2. The system of claim 1, further comprising a data aggregation module collecting specifications from GPU manufacturers and compute providers.

3. The system of claim 1, wherein the profiling module generates the GPU profiles based on hardware specifications and performance metrics of GPUs.

4. The system of claim 1, wherein the profiling module generates the use-case micro-profiles based on computational requirements and performance characteristics of AI workloads.

5. The system of claim 1, wherein the arbitration module uses the machine learning model to match AI workloads to GPU resources.

6. The system of claim 5, wherein the machine learning model is trained using historical data of AI workload performance on different GPU configurations.

7. The system of claim 1, further comprising a telemetry module collecting performance data from executed AI workloads and providing feedback to improve future matching and routing decisions.
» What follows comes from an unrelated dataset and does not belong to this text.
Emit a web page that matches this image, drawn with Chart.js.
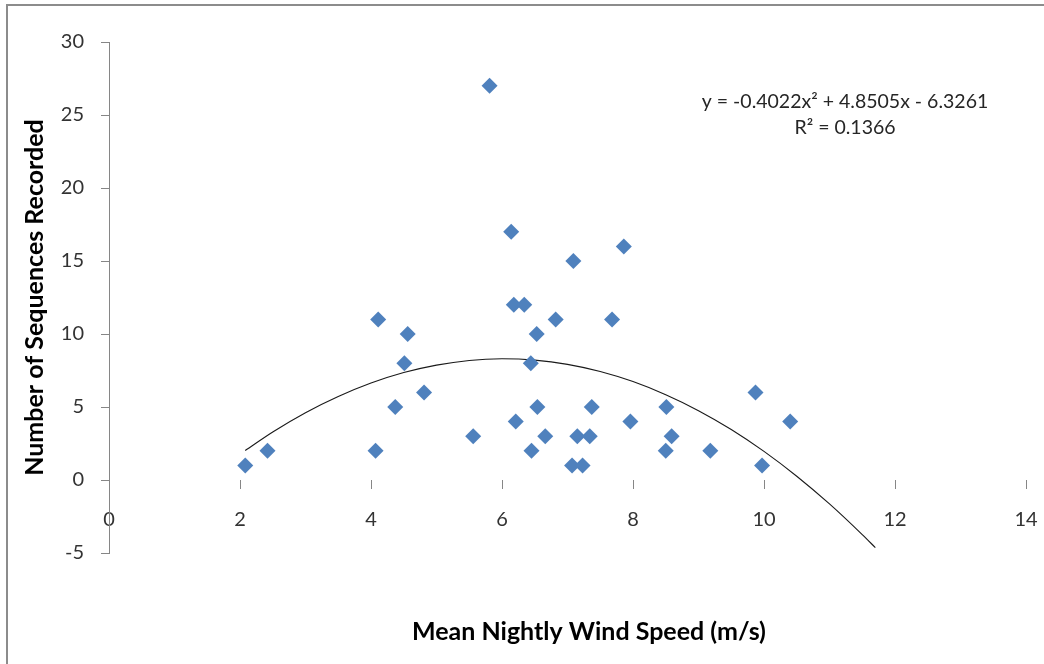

8. A method for optimizing artificial intelligence (AI) compute resources, comprising:

generating GPU profiles and use-case profiles based on collected specifications, further generating use-case micro-profiles by processing a subset of an AI workload on a baseline GPU and collecting telemetry data;

matching AI workloads to GPU resources using the generated micro-profiles, further prompting an arbiter engine programmed to (i) generate predictions based on input data and a current state of a machine learning model and (ii) update the machine learning model based on feedback from executed AI workloads; and

dynamically routing AI workloads to selected GPU resources across multiple compute providers based on real-time availability, cost considerations, and performance factors.

9. The method of claim 8, wherein generating the GPU profiles comprises analyzing hardware specifications and performance metrics of GPUs.

10. The method of claim 8, wherein generating the use-case micro-profiles comprises analyzing computational requirements and performance characteristics of AI workloads.

11. The method of claim 8, wherein matching AI workloads to GPU resources comprises using the machine learning model trained on historical data of AI workload performance on different GPU configurations.

12. The method of claim 11, further comprising continuously updating the machine learning model based on telemetry data collected from executed AI workloads.

13. A non-transitory computer-readable medium storing instructions that, when executed by a processor, cause the processor to perform operations for optimizing artificial intelligence (AI) compute resources, the operations comprising:

generating GPU profiles and use-case profiles based on collected specifications, further generating use-case micro-profiles by processing a subset of an AI workload on a baseline GPU and collecting telemetry data;

matching AI workloads to GPU resources using the generated micro-profiles, further prompting an arbiter engine programmed to (i) generate predictions based on input data and a current state of a machine learning model and (ii) update the machine learning model based on feedback from executed AI workloads; and

dynamically routing AI workloads to selected GPU resources across multiple compute providers based on real-time availability, cost considerations, and performance factors.

14. The non-transitory computer-readable medium of claim 13, wherein generating the GPU profiles comprises analyzing hardware specifications and performance metrics of GPUs.

15. The non-transitory computer-readable medium of claim 13, wherein generating the use-case micro-profiles comprises analyzing computational requirements and performance characteristics of AI workloads.

16. The non-transitory computer-readable medium of claim 13, wherein matching AI workloads to GPU resources comprises using the machine learning model trained on historical data of AI workload performance on different GPU configurations.